* _Task data_

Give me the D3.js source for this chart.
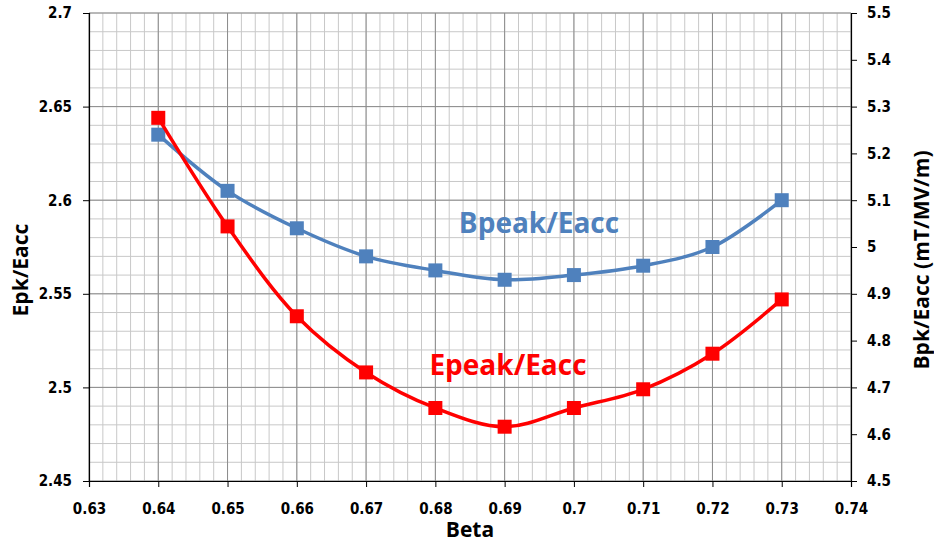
<!DOCTYPE html>
<html>
<head>
<meta charset="utf-8">
<script src="https://cdn.jsdelivr.net/npm/d3@7"></script>
<style>
  body { margin: 0; background: #fff; }
  .title { font-family: "Open Sans", sans-serif; font-weight: bold; fill: #000; }
</style>
</head>
<body>
<div id="chart"></div>
<script>
// data
const beta = [0.64, 0.65, 0.66, 0.67, 0.68, 0.69, 0.70, 0.71, 0.72, 0.73];
const epeak = [2.644, 2.586, 2.538, 2.508, 2.489, 2.479, 2.489, 2.499, 2.518, 2.547];
const bpeak = [5.24, 5.12, 5.04, 4.98, 4.95, 4.93, 4.94, 4.96, 5.00, 5.10];
const xTicks = [0.63, 0.64, 0.65, 0.66, 0.67, 0.68, 0.69, 0.7, 0.71, 0.72, 0.73, 0.74];
const leftTicks = [2.45, 2.5, 2.55, 2.6, 2.65, 2.7];
const rightTicks = [4.5, 4.6, 4.7, 4.8, 4.9, 5, 5.1, 5.2, 5.3, 5.4, 5.5];

var width = 934, height = 542;
var margin = { top: 13, right: 83, bottom: 61, left: 89 };

var x = d3.scaleLinear().domain([0.63, 0.74]).range([margin.left, width - margin.right]);
var yL = d3.scaleLinear().domain([2.45, 2.7]).range([height - margin.bottom, margin.top]);
var yR = d3.scaleLinear().domain([4.5, 5.5]).range([height - margin.bottom, margin.top]);

var svg = d3.select("#chart").append("svg")
  .attr("width", width)
  .attr("height", height);

// grid
var grid = svg.append("g");
var minorX = d3.range(0, 56).map(i => 0.63 + i * 0.002);
var minorY = d3.range(0, 26).map(i => 2.45 + i * 0.01);
grid.selectAll(".vminor").data(minorX).enter().append("line")
  .attr("x1", d => x(d)).attr("x2", d => x(d))
  .attr("y1", yL(2.45)).attr("y2", yL(2.7))
  .attr("stroke", "#c8c8c8").attr("stroke-width", 1);
grid.selectAll(".hminor").data(minorY).enter().append("line")
  .attr("x1", x(0.63)).attr("x2", x(0.74))
  .attr("y1", d => yL(d)).attr("y2", d => yL(d))
  .attr("stroke", "#c8c8c8").attr("stroke-width", 1);
grid.selectAll(".vmajor").data(xTicks).enter().append("line")
  .attr("x1", d => x(d)).attr("x2", d => x(d))
  .attr("y1", yL(2.45)).attr("y2", yL(2.7))
  .attr("stroke", "#8c8c8c").attr("stroke-width", 1);
grid.selectAll(".hmajor").data(leftTicks).enter().append("line")
  .attr("x1", x(0.63)).attr("x2", x(0.74))
  .attr("y1", d => yL(d)).attr("y2", d => yL(d))
  .attr("stroke", "#8c8c8c").attr("stroke-width", 1);

// axes
var xAxis = svg.append("g")
  .attr("transform", "translate(0," + yL(2.45) + ")")
  .call(d3.axisBottom(x).tickValues(xTicks).tickFormat(d3.format("~g")).tickSize(6).tickPadding(16));
var lAxis = svg.append("g")
  .attr("transform", "translate(" + x(0.63) + ",0)")
  .call(d3.axisLeft(yL).tickValues(leftTicks).tickFormat(d3.format("~g")).tickSize(6).tickPadding(11));
var rAxis = svg.append("g")
  .attr("transform", "translate(" + x(0.74) + ",0)")
  .call(d3.axisRight(yR).tickValues(rightTicks).tickFormat(d3.format("~g")).tickSize(6).tickPadding(10));
[xAxis, lAxis, rAxis].forEach(function (a) {
  a.attr("font-family", "'DejaVu Sans Condensed', 'DejaVu Sans', sans-serif")
    .attr("font-size", 15)
    .attr("font-weight", "bold");
  a.select(".domain").attr("stroke", "#000").attr("stroke-width", 1.2);
  a.selectAll(".tick line").attr("stroke", "#000");
  a.selectAll(".tick text").attr("fill", "#000");
});

// series
var lineE = d3.line().x((d, i) => x(beta[i])).y(d => yL(d)).curve(d3.curveCatmullRom.alpha(0.5));
var lineB = d3.line().x((d, i) => x(beta[i])).y(d => yR(d)).curve(d3.curveCatmullRom.alpha(0.5));

svg.append("path").datum(bpeak)
  .attr("d", lineB).attr("fill", "none").attr("stroke", "#4f81bd").attr("stroke-width", 3.5);
svg.selectAll(".bm").data(bpeak).enter().append("rect")
  .attr("x", (d, i) => x(beta[i]) - 7).attr("y", d => yR(d) - 7)
  .attr("width", 14).attr("height", 14).attr("fill", "#4f81bd");

svg.append("path").datum(epeak)
  .attr("d", lineE).attr("fill", "none").attr("stroke", "#ff0000").attr("stroke-width", 3.5);
svg.selectAll(".em").data(epeak).enter().append("rect")
  .attr("x", (d, i) => x(beta[i]) - 7).attr("y", d => yL(d) - 7)
  .attr("width", 14).attr("height", 14).attr("fill", "#ff0000");

// series labels
svg.append("text").attr("class", "title")
  .attr("x", 539).attr("y", 233).attr("text-anchor", "middle")
  .style("font-size", "28px").style("fill", "#4f81bd")
  .text("Bpeak/Eacc");
svg.append("text").attr("class", "title")
  .attr("x", 508).attr("y", 375).attr("text-anchor", "middle")
  .style("font-size", "28px").style("fill", "#ff0000")
  .text("Epeak/Eacc");

// axis titles
svg.append("text").attr("class", "title")
  .attr("x", 470).attr("y", 537).attr("text-anchor", "middle")
  .style("font-size", "21px").text("Beta");
svg.append("text").attr("class", "title")
  .attr("transform", "translate(28,270) rotate(-90)").attr("text-anchor", "middle")
  .style("font-size", "21px").text("Epk/Eacc");
svg.append("text").attr("class", "title")
  .attr("transform", "translate(929,260) rotate(-90)").attr("text-anchor", "middle")
  .style("font-size", "21px").text("Bpk/Eacc (mT/MV/m)");
</script>
</body>
</html>
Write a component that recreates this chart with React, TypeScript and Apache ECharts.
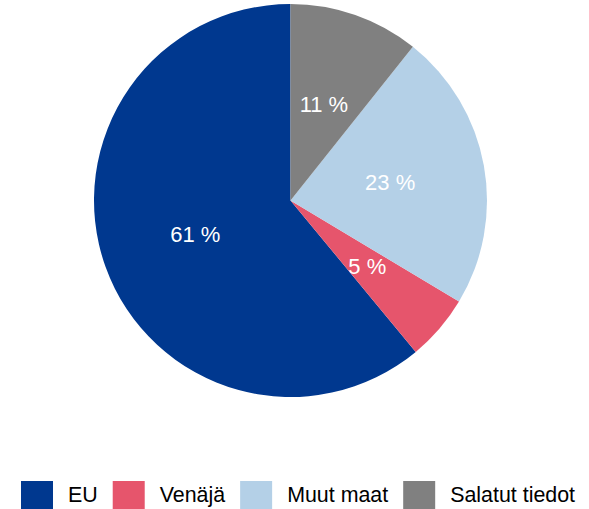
import React, { useEffect, useRef } from "react";
import * as echarts from "echarts";

const categories = ["EU", "Venäjä", "Muut maat", "Salatut tiedot"];
const values = [61.0, 5.4, 22.9, 10.7];
const colors = ["#00388F", "#E6556C", "#B4D0E7", "#808080"];

export default function App() {
  const ref = useRef<HTMLDivElement>(null);
  useEffect(() => {
    document.body.style.margin = "0";
    if (!ref.current) return;
    const chart = echarts.init(ref.current, null, { renderer: "svg" });
    const font = "'Liberation Sans', Arial, sans-serif";
    chart.setOption({
      animation: false,
      backgroundColor: "#ffffff",
      color: colors,
      legend: {
        data: categories,
        left: 21,
        top: 481,
        orient: "horizontal",
        icon: "rect",
        itemWidth: 32,
        itemHeight: 28,
        itemGap: 15,
        padding: 0,
        selectedMode: false,
        textStyle: {
          fontFamily: font,
          fontSize: 21.4,
          color: "#000000",
          padding: [0, 0, 0, 10],
        },
      },
      series: [
        {
          type: "pie",
          center: [290.5, 200.5],
          radius: 196.5,
          startAngle: 90,
          clockwise: false,
          silent: true,
          data: categories.map((name, i) => ({ name, value: values[i] })),
          itemStyle: { borderWidth: 0 },
          label: {
            show: true,
            position: "inside",
            color: "#ffffff",
            fontFamily: font,
            fontSize: 22,
            formatter: (p: any) => Math.round(p.value) + " %",
          },
          labelLine: { show: false },
          emphasis: { disabled: true },
        },
      ],
    });
    return () => chart.dispose();
  }, []);
  return <div ref={ref} style={{ width: 589, height: 509 }} />;
}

* _Aim_
Output every entry word for word, but omit the pictures.

* _Solution to this task_
Give me the D3.js source for this chart.
<!DOCTYPE html>
<html>
<head>
<meta charset="utf-8">
<script src="https://cdn.jsdelivr.net/npm/d3@7"></script>
<style>
  body { margin: 0; background: #fff; }
  .title { font-family: "Open Sans", sans-serif; font-weight: bold; fill: #000; }
</style>
</head>
<body>
<div id="chart"></div>
<script>
// data
const beta = [0.64, 0.65, 0.66, 0.67, 0.68, 0.69, 0.70, 0.71, 0.72, 0.73];
const epeak = [2.644, 2.586, 2.538, 2.508, 2.489, 2.479, 2.489, 2.499, 2.518, 2.547];
const bpeak = [5.24, 5.12, 5.04, 4.98, 4.95, 4.93, 4.94, 4.96, 5.00, 5.10];
const xTicks = [0.63, 0.64, 0.65, 0.66, 0.67, 0.68, 0.69, 0.7, 0.71, 0.72, 0.73, 0.74];
const leftTicks = [2.45, 2.5, 2.55, 2.6, 2.65, 2.7];
const rightTicks = [4.5, 4.6, 4.7, 4.8, 4.9, 5, 5.1, 5.2, 5.3, 5.4, 5.5];

var width = 934, height = 542;
var margin = { top: 13, right: 83, bottom: 61, left: 89 };

var x = d3.scaleLinear().domain([0.63, 0.74]).range([margin.left, width - margin.right]);
var yL = d3.scaleLinear().domain([2.45, 2.7]).range([height - margin.bottom, margin.top]);
var yR = d3.scaleLinear().domain([4.5, 5.5]).range([height - margin.bottom, margin.top]);

var svg = d3.select("#chart").append("svg")
  .attr("width", width)
  .attr("height", height);

// grid
var grid = svg.append("g");
var minorX = d3.range(0, 56).map(i => 0.63 + i * 0.002);
var minorY = d3.range(0, 26).map(i => 2.45 + i * 0.01);
grid.selectAll(".vminor").data(minorX).enter().append("line")
  .attr("x1", d => x(d)).attr("x2", d => x(d))
  .attr("y1", yL(2.45)).attr("y2", yL(2.7))
  .attr("stroke", "#c8c8c8").attr("stroke-width", 1);
grid.selectAll(".hminor").data(minorY).enter().append("line")
  .attr("x1", x(0.63)).attr("x2", x(0.74))
  .attr("y1", d => yL(d)).attr("y2", d => yL(d))
  .attr("stroke", "#c8c8c8").attr("stroke-width", 1);
grid.selectAll(".vmajor").data(xTicks).enter().append("line")
  .attr("x1", d => x(d)).attr("x2", d => x(d))
  .attr("y1", yL(2.45)).attr("y2", yL(2.7))
  .attr("stroke", "#8c8c8c").attr("stroke-width", 1);
grid.selectAll(".hmajor").data(leftTicks).enter().append("line")
  .attr("x1", x(0.63)).attr("x2", x(0.74))
  .attr("y1", d => yL(d)).attr("y2", d => yL(d))
  .attr("stroke", "#8c8c8c").attr("stroke-width", 1);

// axes
var xAxis = svg.append("g")
  .attr("transform", "translate(0," + yL(2.45) + ")")
  .call(d3.axisBottom(x).tickValues(xTicks).tickFormat(d3.format("~g")).tickSize(6).tickPadding(16));
var lAxis = svg.append("g")
  .attr("transform", "translate(" + x(0.63) + ",0)")
  .call(d3.axisLeft(yL).tickValues(leftTicks).tickFormat(d3.format("~g")).tickSize(6).tickPadding(11));
var rAxis = svg.append("g")
  .attr("transform", "translate(" + x(0.74) + ",0)")
  .call(d3.axisRight(yR).tickValues(rightTicks).tickFormat(d3.format("~g")).tickSize(6).tickPadding(10));
[xAxis, lAxis, rAxis].forEach(function (a) {
  a.attr("font-family", "'DejaVu Sans Condensed', 'DejaVu Sans', sans-serif")
    .attr("font-size", 15)
    .attr("font-weight", "bold");
  a.select(".domain").attr("stroke", "#000").attr("stroke-width", 1.2);
  a.selectAll(".tick line").attr("stroke", "#000");
  a.selectAll(".tick text").attr("fill", "#000");
});

// series
var lineE = d3.line().x((d, i) => x(beta[i])).y(d => yL(d)).curve(d3.curveCatmullRom.alpha(0.5));
var lineB = d3.line().x((d, i) => x(beta[i])).y(d => yR(d)).curve(d3.curveCatmullRom.alpha(0.5));

svg.append("path").datum(bpeak)
  .attr("d", lineB).attr("fill", "none").attr("stroke", "#4f81bd").attr("stroke-width", 3.5);
svg.selectAll(".bm").data(bpeak).enter().append("rect")
  .attr("x", (d, i) => x(beta[i]) - 7).attr("y", d => yR(d) - 7)
  .attr("width", 14).attr("height", 14).attr("fill", "#4f81bd");

svg.append("path").datum(epeak)
  .attr("d", lineE).attr("fill", "none").attr("stroke", "#ff0000").attr("stroke-width", 3.5);
svg.selectAll(".em").data(epeak).enter().append("rect")
  .attr("x", (d, i) => x(beta[i]) - 7).attr("y", d => yL(d) - 7)
  .attr("width", 14).attr("height", 14).attr("fill", "#ff0000");

// series labels
svg.append("text").attr("class", "title")
  .attr("x", 539).attr("y", 233).attr("text-anchor", "middle")
  .style("font-size", "28px").style("fill", "#4f81bd")
  .text("Bpeak/Eacc");
svg.append("text").attr("class", "title")
  .attr("x", 508).attr("y", 375).attr("text-anchor", "middle")
  .style("font-size", "28px").style("fill", "#ff0000")
  .text("Epeak/Eacc");

// axis titles
svg.append("text").attr("class", "title")
  .attr("x", 470).attr("y", 537).attr("text-anchor", "middle")
  .style("font-size", "21px").text("Beta");
svg.append("text").attr("class", "title")
  .attr("transform", "translate(28,270) rotate(-90)").attr("text-anchor", "middle")
  .style("font-size", "21px").text("Epk/Eacc");
svg.append("text").attr("class", "title")
  .attr("transform", "translate(929,260) rotate(-90)").attr("text-anchor", "middle")
  .style("font-size", "21px").text("Bpk/Eacc (mT/MV/m)");
</script>
</body>
</html>
Write a component that recreates this chart with React, TypeScript and Apache ECharts.
import React, { useEffect, useRef } from "react";
import * as echarts from "echarts";

const categories = ["EU", "Venäjä", "Muut maat", "Salatut tiedot"];
const values = [61.0, 5.4, 22.9, 10.7];
const colors = ["#00388F", "#E6556C", "#B4D0E7", "#808080"];

export default function App() {
  const ref = useRef<HTMLDivElement>(null);
  useEffect(() => {
    document.body.style.margin = "0";
    if (!ref.current) return;
    const chart = echarts.init(ref.current, null, { renderer: "svg" });
    const font = "'Liberation Sans', Arial, sans-serif";
    chart.setOption({
      animation: false,
      backgroundColor: "#ffffff",
      color: colors,
      legend: {
        data: categories,
        left: 21,
        top: 481,
        orient: "horizontal",
        icon: "rect",
        itemWidth: 32,
        itemHeight: 28,
        itemGap: 15,
        padding: 0,
        selectedMode: false,
        textStyle: {
          fontFamily: font,
          fontSize: 21.4,
          color: "#000000",
          padding: [0, 0, 0, 10],
        },
      },
      series: [
        {
          type: "pie",
          center: [290.5, 200.5],
          radius: 196.5,
          startAngle: 90,
          clockwise: false,
          silent: true,
          data: categories.map((name, i) => ({ name, value: values[i] })),
          itemStyle: { borderWidth: 0 },
          label: {
            show: true,
            position: "inside",
            color: "#ffffff",
            fontFamily: font,
            fontSize: 22,
            formatter: (p: any) => Math.round(p.value) + " %",
          },
          labelLine: { show: false },
          emphasis: { disabled: true },
        },
      ],
    });
    return () => chart.dispose();
  }, []);
  return <div ref={ref} style={{ width: 589, height: 509 }} />;
}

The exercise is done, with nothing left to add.